Вот что пишет по этому поводу Ариадна Эфрон: «В ее отъезде из Берлина накануне прибытия туда Пастернака было нечто схожее с бегством нимфы от Аполлона, нечто мифологическое и не от мира сего – при всей несомненной разумности решения и поступка – ибо в Чехию следовало ехать до наступления осени, чтобы устроиться и приспособиться в предстоящей деревне (жизнь в Праге была не по карману. – Л.П .) прежде, чем наступит зима <…>
А может быть, то был – не менее мифологический – бег с уже распознанным, уже достоверным сокровищем в руках, присвоение его, умыкание, нежелание разделять его со всеми в безвоздушном пространстве, окружающем столики «Прагердиле» [20] ; та боязнь посторонних глаз, сглазу, которые столь были присущи Марине с ее стремлением и приверженностью к тайне обладания сокровищем: будь оно книгой, куском природы, письмом – или душой человеческой <…> Ибо была Марина великой собственницей в мире нематериальных ценностей, в котором не терпела совладельцев и соглядатаев».
А вот что сама Цветаева пишет Пастернаку «Мой любимый вид общения – потусторонний: сон: видеть во сне. А второе – переписка. Письмо как некий вид потустороннего общения, менее совершенное, нежели сон, но законы те же. Ни то, ни другое – не по заказу: снится и пишется не когда нам хочется, а когда хочется: письму – быть написанным, сну – быть увиденным. (Мои письма – всегда хотят быть написанными).
<…> Я не люблю встреч в жизни: сшибаются лбом. Две стены. Так не проникнешь. Встреча должна быть аркой: тогда встреча над. – Закинутые лбы!»
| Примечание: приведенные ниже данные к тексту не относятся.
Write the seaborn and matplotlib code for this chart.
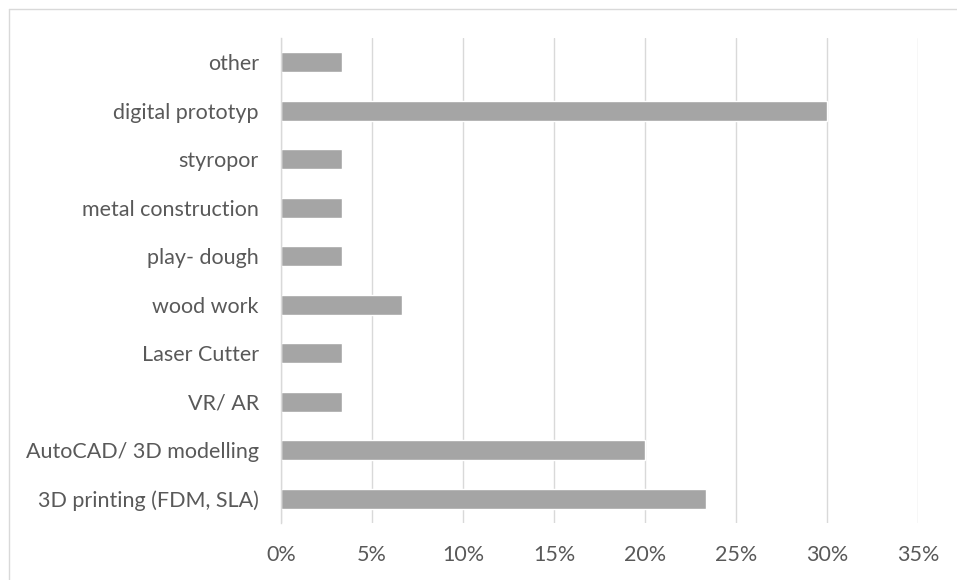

И в другом письме (уже из Чехии): «Последний месяц этой осени (1922 года. – Л.П .) я неустанно провела с Вами, не расставаясь, не с книгой. Я одно время часто ездила в Прагу, и вот ожидание поезда на нашей крохотной станции. Я приходила рано, в начале темноты, когда фонари загорались. (Повороты рельс). Ходила взад и вперед по темной платформе – далеко! И было одно место, фонарный столб – без света – это было место встречи, я просто вызывала сюда Вас, и долгие бок о бок беседы бродячие».